Aim:
Images appear in the records below; leave them out and repeat everything else exactly.

-------- Extracted entries

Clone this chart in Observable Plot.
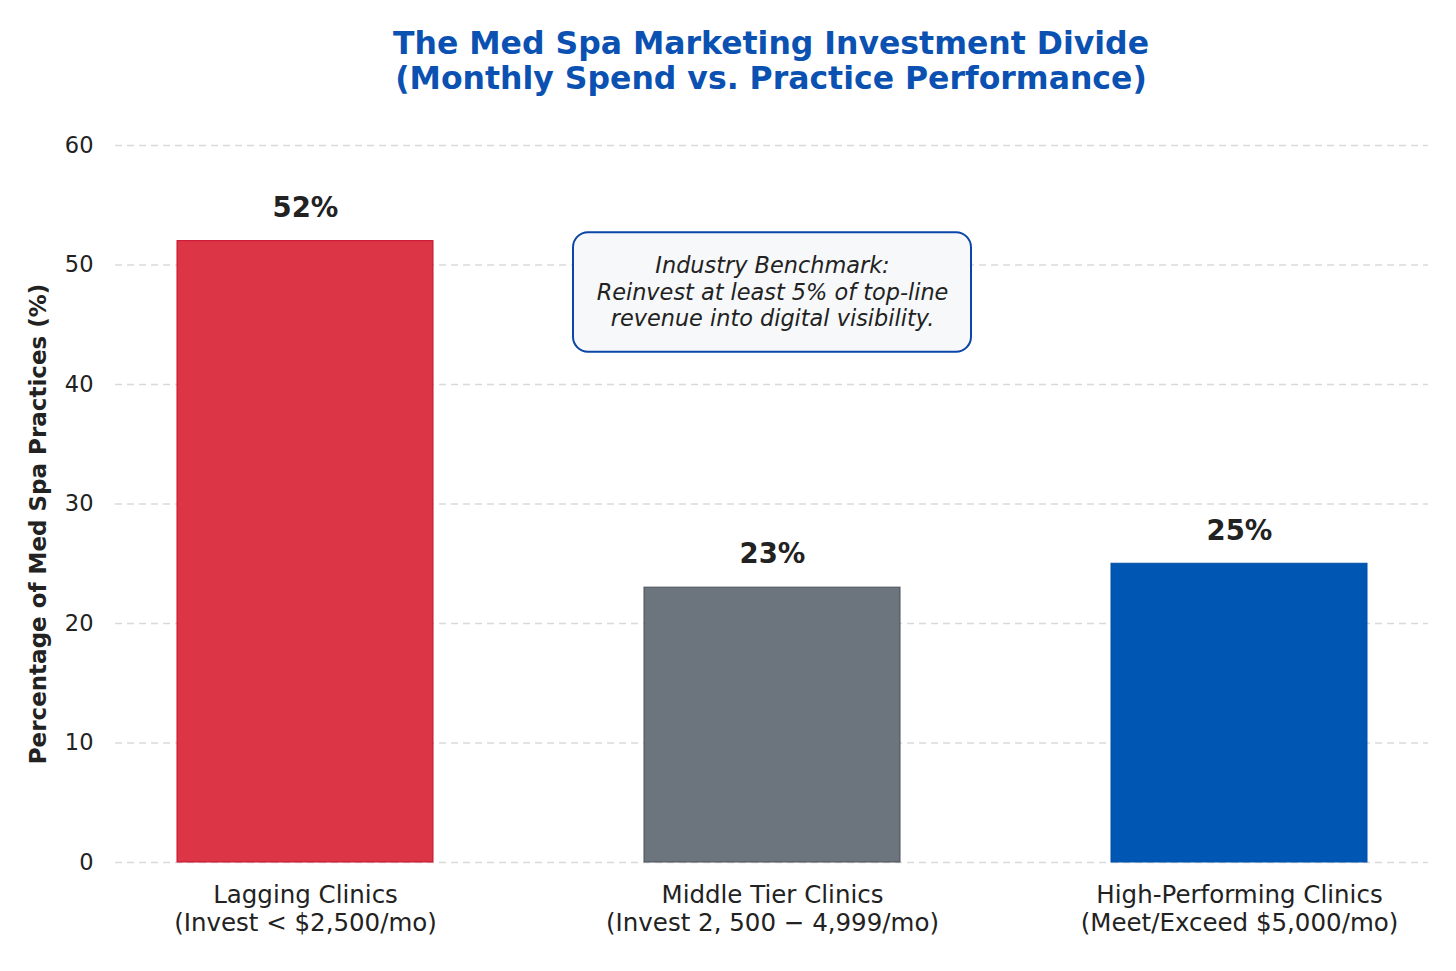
<!DOCTYPE html>
<html>
<head>
<meta charset="utf-8">
<script src="https://cdn.jsdelivr.net/npm/d3@7"></script>
<script src="https://cdn.jsdelivr.net/npm/@observablehq/plot@0.6"></script>
<style>
  html, body { margin: 0; padding: 0; background: #fff; }
  #wrap { width: 1456px; font-family: "DejaVu Sans", sans-serif; }
  #title {
    height: 112px; box-sizing: border-box; padding-top: 26px; padding-left: 86px;
    text-align: center; color: #0a51b2; font-weight: bold;
    font-size: 31.5px; line-height: 35px;
  }
  svg { display: block; }
</style>
</head>
<body>
<div id="wrap">
  <div id="title">The Med Spa Marketing Investment Divide<br>(Monthly Spend vs. Practice Performance)</div>
  <div id="chart"></div>
</div>
<script>
// Share of med spa practices by monthly marketing spend tier
const tiers = [
  "Lagging Clinics\n(Invest < $2,500/mo)",
  "Middle Tier Clinics\n(Invest 2, 500 \u2212 4,999/mo)",
  "High-Performing Clinics\n(Meet/Exceed $5,000/mo)"
];
const shares = [52, 23, 25];
const yTicks = [0, 10, 20, 30, 40, 50, 60];

const fillColors = ["#dc3545", "#6c757d", "#0056b3"];
const edgeColors = ["#c8102e", "#4a5058", "#0050a8"];

const benchmarkNote = "Industry Benchmark:\nReinvest at least 5% of top-line\nrevenue into digital visibility.";

const rows = tiers.map((t, i) => ({tier: t, share: shares[i], fill: fillColors[i], edge: edgeColors[i]}));

const chart = Plot.plot({
  width: 1456,
  height: 859,
  marginTop: 33,
  marginBottom: 109,
  marginLeft: 115,
  marginRight: 28,
  style: {fontFamily: "DejaVu Sans, sans-serif", fontSize: "22px", color: "#222", background: "#fff"},
  x: {domain: tiers, paddingInner: 0.452, paddingOuter: 0.13, label: null},
  y: {domain: [0, 60], label: null},
  marks: [
    Plot.gridY(yTicks, {stroke: "#cfcfcf", strokeOpacity: 0.8, strokeDasharray: "7,5", strokeWidth: 1.3}),
    Plot.barY(rows, {x: "tier", y: "share", fill: "fill", stroke: "edge", strokeWidth: 1}),
    Plot.text(rows, {
      x: "tier", y: "share", text: d => `${d.share}%`,
      dy: -33, fontSize: 27.5, fontWeight: "bold", fill: "#222"
    }),
    // benchmark callout box around the middle tier
    Plot.barY([tiers[1]], {
      x: d => d, y1: 42.7, y2: 52.7, insetLeft: -71, insetRight: -71,
      rx: 15, fill: "#f6f8fa", stroke: "#0b45a8", strokeWidth: 2
    }),
    Plot.text([benchmarkNote], {
      x: () => tiers[1], y: () => 47.8, text: d => d,
      fontSize: 22.4, fontStyle: "italic", lineHeight: 1.17, fill: "#222"
    }),
    Plot.axisY(yTicks, {tickSize: 0, tickPadding: 22, fontSize: 22.5, fill: "#222", label: null}),
    Plot.axisX({tickSize: 0, tickPadding: 21, fontSize: 24.5, lineHeight: 1.13, fill: "#222", label: null}),
    Plot.text(["Percentage of Med Spa Practices (%)"], {
      frameAnchor: "left", textAnchor: "middle", dx: -77, dy: 20, rotate: -90, text: d => d,
      fontSize: 23, fontWeight: "bold", fill: "#222"
    })
  ]
});
document.getElementById("chart").appendChild(chart);
</script>
</body>
</html>
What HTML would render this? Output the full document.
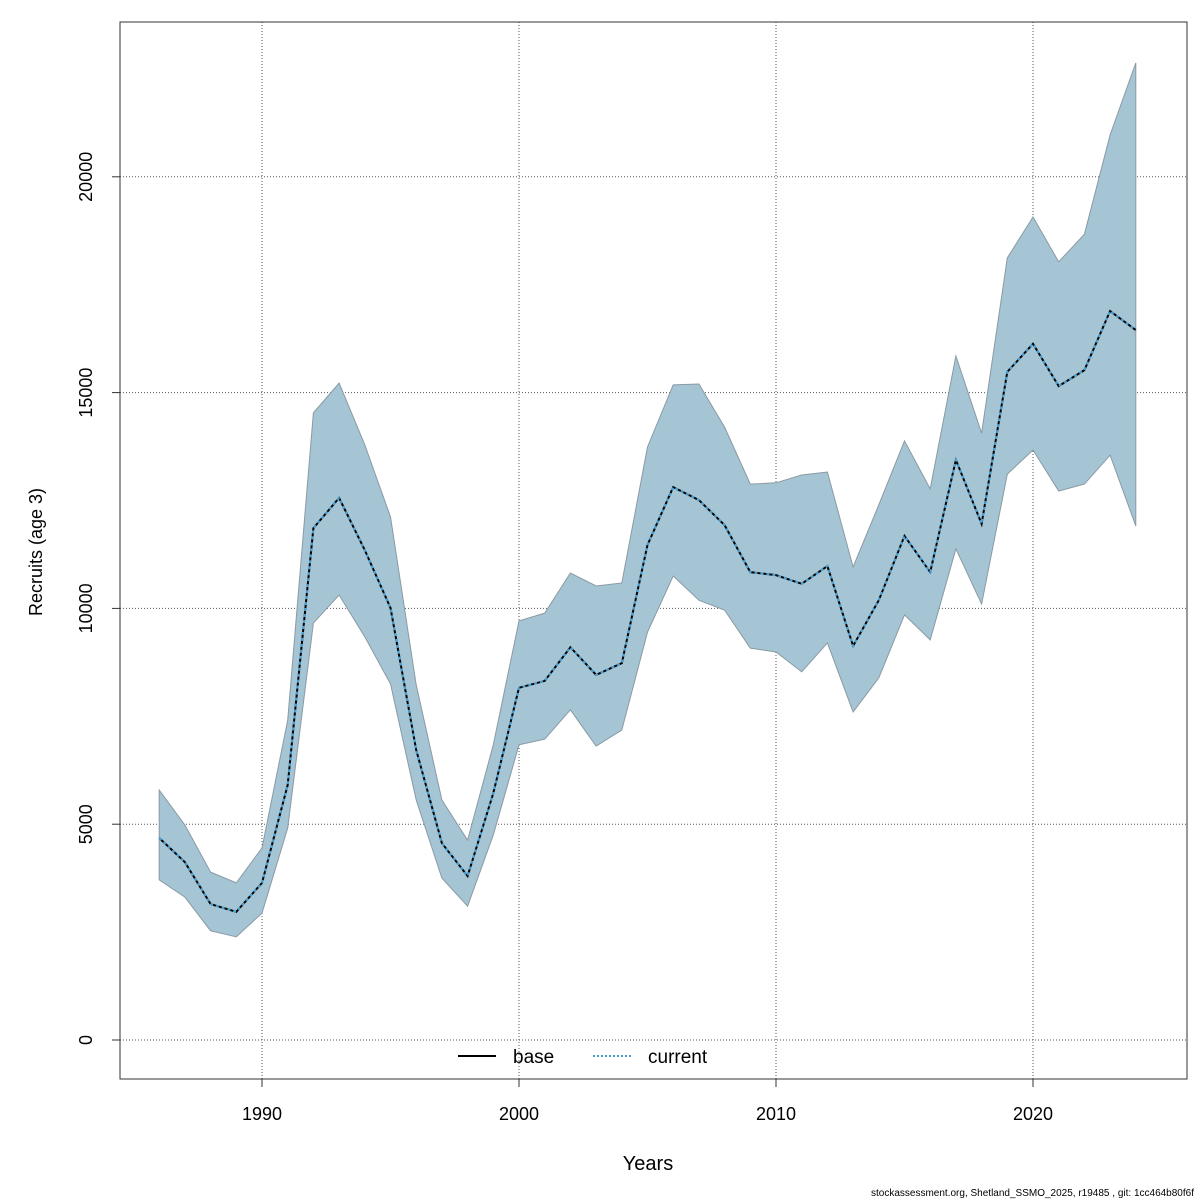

----------------

The output:
Clone this chart in Observable Plot.
<!DOCTYPE html>
<html>
<head>
<meta charset="utf-8">
<script src="https://cdn.jsdelivr.net/npm/d3@7"></script>
<script src="https://cdn.jsdelivr.net/npm/@observablehq/plot@0.6"></script>
<style>
  html, body { margin: 0; padding: 0; background: #fff; }
  #wrap { width: 1456px; font-family: "DejaVu Sans", sans-serif; }
  #title {
    height: 112px; box-sizing: border-box; padding-top: 26px; padding-left: 86px;
    text-align: center; color: #0a51b2; font-weight: bold;
    font-size: 31.5px; line-height: 35px;
  }
  svg { display: block; }
</style>
</head>
<body>
<div id="wrap">
  <div id="title">The Med Spa Marketing Investment Divide<br>(Monthly Spend vs. Practice Performance)</div>
  <div id="chart"></div>
</div>
<script>
// Share of med spa practices by monthly marketing spend tier
const tiers = [
  "Lagging Clinics\n(Invest < $2,500/mo)",
  "Middle Tier Clinics\n(Invest 2, 500 \u2212 4,999/mo)",
  "High-Performing Clinics\n(Meet/Exceed $5,000/mo)"
];
const shares = [52, 23, 25];
const yTicks = [0, 10, 20, 30, 40, 50, 60];

const fillColors = ["#dc3545", "#6c757d", "#0056b3"];
const edgeColors = ["#c8102e", "#4a5058", "#0050a8"];

const benchmarkNote = "Industry Benchmark:\nReinvest at least 5% of top-line\nrevenue into digital visibility.";

const rows = tiers.map((t, i) => ({tier: t, share: shares[i], fill: fillColors[i], edge: edgeColors[i]}));

const chart = Plot.plot({
  width: 1456,
  height: 859,
  marginTop: 33,
  marginBottom: 109,
  marginLeft: 115,
  marginRight: 28,
  style: {fontFamily: "DejaVu Sans, sans-serif", fontSize: "22px", color: "#222", background: "#fff"},
  x: {domain: tiers, paddingInner: 0.452, paddingOuter: 0.13, label: null},
  y: {domain: [0, 60], label: null},
  marks: [
    Plot.gridY(yTicks, {stroke: "#cfcfcf", strokeOpacity: 0.8, strokeDasharray: "7,5", strokeWidth: 1.3}),
    Plot.barY(rows, {x: "tier", y: "share", fill: "fill", stroke: "edge", strokeWidth: 1}),
    Plot.text(rows, {
      x: "tier", y: "share", text: d => `${d.share}%`,
      dy: -33, fontSize: 27.5, fontWeight: "bold", fill: "#222"
    }),
    // benchmark callout box around the middle tier
    Plot.barY([tiers[1]], {
      x: d => d, y1: 42.7, y2: 52.7, insetLeft: -71, insetRight: -71,
      rx: 15, fill: "#f6f8fa", stroke: "#0b45a8", strokeWidth: 2
    }),
    Plot.text([benchmarkNote], {
      x: () => tiers[1], y: () => 47.8, text: d => d,
      fontSize: 22.4, fontStyle: "italic", lineHeight: 1.17, fill: "#222"
    }),
    Plot.axisY(yTicks, {tickSize: 0, tickPadding: 22, fontSize: 22.5, fill: "#222", label: null}),
    Plot.axisX({tickSize: 0, tickPadding: 21, fontSize: 24.5, lineHeight: 1.13, fill: "#222", label: null}),
    Plot.text(["Percentage of Med Spa Practices (%)"], {
      frameAnchor: "left", textAnchor: "middle", dx: -77, dy: 20, rotate: -90, text: d => d,
      fontSize: 23, fontWeight: "bold", fill: "#222"
    })
  ]
});
document.getElementById("chart").appendChild(chart);
</script>
</body>
</html>
What HTML would render this? Output the full document.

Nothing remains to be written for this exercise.